Record excerpts:

>> START

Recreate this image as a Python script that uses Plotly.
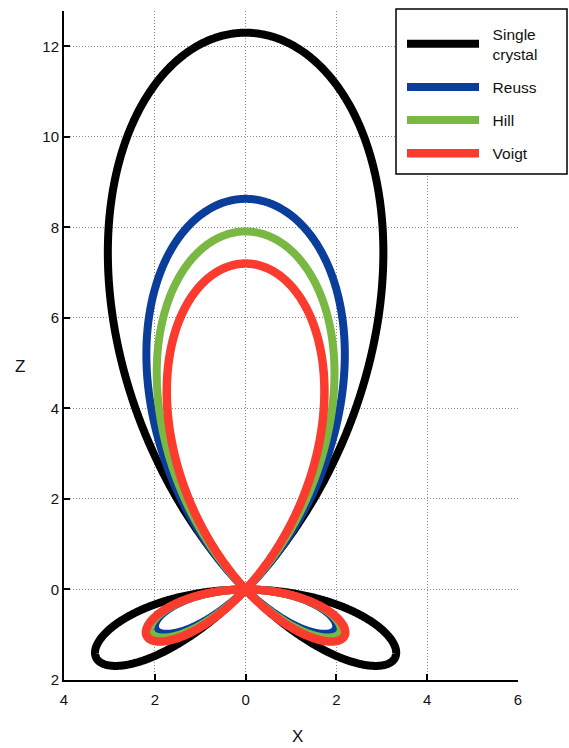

>> END
>> START

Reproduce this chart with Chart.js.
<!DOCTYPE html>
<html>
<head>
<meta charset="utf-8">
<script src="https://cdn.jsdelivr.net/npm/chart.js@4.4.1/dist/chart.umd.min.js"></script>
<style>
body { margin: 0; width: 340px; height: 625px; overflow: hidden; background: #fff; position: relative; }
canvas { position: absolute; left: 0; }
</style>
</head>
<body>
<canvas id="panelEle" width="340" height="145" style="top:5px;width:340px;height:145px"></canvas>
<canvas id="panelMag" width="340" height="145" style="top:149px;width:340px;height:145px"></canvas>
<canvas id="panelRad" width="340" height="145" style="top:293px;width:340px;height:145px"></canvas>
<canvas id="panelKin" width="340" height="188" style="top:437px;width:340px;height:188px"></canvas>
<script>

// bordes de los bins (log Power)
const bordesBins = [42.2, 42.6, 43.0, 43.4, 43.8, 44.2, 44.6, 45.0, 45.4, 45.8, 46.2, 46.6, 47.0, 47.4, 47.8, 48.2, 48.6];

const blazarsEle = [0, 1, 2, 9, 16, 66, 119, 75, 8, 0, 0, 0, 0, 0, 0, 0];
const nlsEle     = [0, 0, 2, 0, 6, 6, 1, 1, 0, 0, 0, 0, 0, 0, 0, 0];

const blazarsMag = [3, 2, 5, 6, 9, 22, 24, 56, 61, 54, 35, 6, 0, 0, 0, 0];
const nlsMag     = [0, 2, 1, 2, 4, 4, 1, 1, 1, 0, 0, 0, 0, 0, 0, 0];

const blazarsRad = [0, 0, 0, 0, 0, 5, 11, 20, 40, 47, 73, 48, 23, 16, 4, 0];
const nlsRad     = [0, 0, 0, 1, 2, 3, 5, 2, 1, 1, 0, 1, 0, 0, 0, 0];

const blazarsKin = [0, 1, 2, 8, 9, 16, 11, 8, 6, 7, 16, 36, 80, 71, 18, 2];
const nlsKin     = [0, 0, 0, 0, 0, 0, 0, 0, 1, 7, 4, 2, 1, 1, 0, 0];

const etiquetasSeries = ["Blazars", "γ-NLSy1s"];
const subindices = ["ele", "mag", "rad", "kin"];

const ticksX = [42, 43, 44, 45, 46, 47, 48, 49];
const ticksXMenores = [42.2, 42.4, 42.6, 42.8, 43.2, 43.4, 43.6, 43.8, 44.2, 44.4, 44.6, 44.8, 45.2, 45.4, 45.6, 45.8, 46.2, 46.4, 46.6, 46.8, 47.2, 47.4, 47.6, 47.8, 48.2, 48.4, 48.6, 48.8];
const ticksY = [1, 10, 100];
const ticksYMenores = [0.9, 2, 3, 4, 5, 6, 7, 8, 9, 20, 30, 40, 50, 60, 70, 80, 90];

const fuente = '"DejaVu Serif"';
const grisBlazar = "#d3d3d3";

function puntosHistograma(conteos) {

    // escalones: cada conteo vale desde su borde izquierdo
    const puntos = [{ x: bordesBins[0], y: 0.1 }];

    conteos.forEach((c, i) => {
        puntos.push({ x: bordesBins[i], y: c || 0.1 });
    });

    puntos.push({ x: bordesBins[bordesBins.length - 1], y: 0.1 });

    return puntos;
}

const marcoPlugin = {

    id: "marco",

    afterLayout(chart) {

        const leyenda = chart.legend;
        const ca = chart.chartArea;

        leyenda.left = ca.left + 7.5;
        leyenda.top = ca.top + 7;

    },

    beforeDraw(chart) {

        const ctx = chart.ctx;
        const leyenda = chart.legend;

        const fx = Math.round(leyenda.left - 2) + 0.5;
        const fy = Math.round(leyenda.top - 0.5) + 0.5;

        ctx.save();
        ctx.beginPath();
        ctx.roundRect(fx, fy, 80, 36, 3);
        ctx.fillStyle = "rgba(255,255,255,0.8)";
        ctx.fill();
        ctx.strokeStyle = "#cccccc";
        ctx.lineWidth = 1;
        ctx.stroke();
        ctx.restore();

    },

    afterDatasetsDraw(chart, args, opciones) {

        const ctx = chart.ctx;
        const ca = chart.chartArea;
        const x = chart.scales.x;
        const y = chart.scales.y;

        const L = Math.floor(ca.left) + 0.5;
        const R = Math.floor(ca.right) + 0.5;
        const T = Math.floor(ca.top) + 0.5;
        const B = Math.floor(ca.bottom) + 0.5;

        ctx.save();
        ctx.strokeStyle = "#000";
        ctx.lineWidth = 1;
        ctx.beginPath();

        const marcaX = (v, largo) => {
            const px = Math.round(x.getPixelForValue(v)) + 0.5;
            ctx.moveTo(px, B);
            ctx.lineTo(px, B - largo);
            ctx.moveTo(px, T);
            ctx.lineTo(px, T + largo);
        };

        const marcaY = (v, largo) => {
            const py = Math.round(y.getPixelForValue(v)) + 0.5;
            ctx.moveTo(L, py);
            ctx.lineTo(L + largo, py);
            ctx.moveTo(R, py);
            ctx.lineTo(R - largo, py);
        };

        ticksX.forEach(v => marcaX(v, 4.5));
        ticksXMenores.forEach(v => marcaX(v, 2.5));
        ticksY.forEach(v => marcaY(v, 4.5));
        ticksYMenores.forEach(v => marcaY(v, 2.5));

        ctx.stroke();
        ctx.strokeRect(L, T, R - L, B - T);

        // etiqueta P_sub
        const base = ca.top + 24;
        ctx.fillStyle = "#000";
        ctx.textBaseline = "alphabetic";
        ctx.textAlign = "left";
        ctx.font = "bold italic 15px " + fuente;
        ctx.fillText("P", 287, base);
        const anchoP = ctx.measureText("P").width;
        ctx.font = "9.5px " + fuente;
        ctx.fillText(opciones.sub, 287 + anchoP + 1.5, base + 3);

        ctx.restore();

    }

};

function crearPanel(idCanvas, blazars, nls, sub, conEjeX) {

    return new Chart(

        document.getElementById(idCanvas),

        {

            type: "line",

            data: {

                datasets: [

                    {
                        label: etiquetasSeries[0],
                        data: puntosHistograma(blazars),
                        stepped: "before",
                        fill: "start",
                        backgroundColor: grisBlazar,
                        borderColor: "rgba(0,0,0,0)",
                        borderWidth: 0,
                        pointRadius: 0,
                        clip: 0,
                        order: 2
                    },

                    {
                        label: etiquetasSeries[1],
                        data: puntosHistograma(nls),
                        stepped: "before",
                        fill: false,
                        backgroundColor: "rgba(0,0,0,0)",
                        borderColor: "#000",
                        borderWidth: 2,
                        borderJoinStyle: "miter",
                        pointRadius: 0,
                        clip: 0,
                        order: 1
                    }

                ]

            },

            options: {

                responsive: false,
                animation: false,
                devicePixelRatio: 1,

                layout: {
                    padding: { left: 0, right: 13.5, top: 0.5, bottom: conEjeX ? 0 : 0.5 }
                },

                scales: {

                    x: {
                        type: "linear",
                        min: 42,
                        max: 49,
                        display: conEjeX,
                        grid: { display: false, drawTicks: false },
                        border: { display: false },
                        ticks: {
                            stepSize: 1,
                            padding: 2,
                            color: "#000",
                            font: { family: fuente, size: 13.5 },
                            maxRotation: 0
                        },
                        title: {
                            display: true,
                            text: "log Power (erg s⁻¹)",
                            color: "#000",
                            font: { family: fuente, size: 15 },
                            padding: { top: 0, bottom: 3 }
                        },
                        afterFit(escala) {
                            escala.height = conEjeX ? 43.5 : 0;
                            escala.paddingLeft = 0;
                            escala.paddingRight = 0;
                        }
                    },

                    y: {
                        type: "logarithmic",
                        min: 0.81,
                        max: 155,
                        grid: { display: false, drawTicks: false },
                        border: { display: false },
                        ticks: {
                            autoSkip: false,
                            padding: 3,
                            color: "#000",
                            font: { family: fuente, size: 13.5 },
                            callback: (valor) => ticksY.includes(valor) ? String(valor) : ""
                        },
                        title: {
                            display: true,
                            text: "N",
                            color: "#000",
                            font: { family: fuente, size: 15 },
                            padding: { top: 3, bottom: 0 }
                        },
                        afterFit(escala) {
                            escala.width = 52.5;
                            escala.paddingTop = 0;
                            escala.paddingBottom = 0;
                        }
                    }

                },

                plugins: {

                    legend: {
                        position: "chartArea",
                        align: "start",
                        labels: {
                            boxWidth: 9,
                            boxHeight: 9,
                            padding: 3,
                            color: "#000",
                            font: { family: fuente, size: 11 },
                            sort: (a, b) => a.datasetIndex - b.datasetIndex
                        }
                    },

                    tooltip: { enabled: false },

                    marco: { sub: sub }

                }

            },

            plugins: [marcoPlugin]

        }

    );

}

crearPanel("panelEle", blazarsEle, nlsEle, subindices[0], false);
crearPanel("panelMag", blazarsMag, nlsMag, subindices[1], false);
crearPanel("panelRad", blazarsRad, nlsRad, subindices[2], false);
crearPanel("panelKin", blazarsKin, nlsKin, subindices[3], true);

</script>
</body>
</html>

>> END

Stated problem: Starting with the line with "Reproduce this chart with Chart.js." and ending with the line with "47.8, 48.2, 48.6];", extract every line exactly and nothing outside that span.

In response:
Reproduce this chart with Chart.js.
<!DOCTYPE html>
<html>
<head>
<meta charset="utf-8">
<script src="https://cdn.jsdelivr.net/npm/chart.js@4.4.1/dist/chart.umd.min.js"></script>
<style>
body { margin: 0; width: 340px; height: 625px; overflow: hidden; background: #fff; position: relative; }
canvas { position: absolute; left: 0; }
</style>
</head>
<body>
<canvas id="panelEle" width="340" height="145" style="top:5px;width:340px;height:145px"></canvas>
<canvas id="panelMag" width="340" height="145" style="top:149px;width:340px;height:145px"></canvas>
<canvas id="panelRad" width="340" height="145" style="top:293px;width:340px;height:145px"></canvas>
<canvas id="panelKin" width="340" height="188" style="top:437px;width:340px;height:188px"></canvas>
<script>

// bordes de los bins (log Power)
const bordesBins = [42.2, 42.6, 43.0, 43.4, 43.8, 44.2, 44.6, 45.0, 45.4, 45.8, 46.2, 46.6, 47.0, 47.4, 47.8, 48.2, 48.6];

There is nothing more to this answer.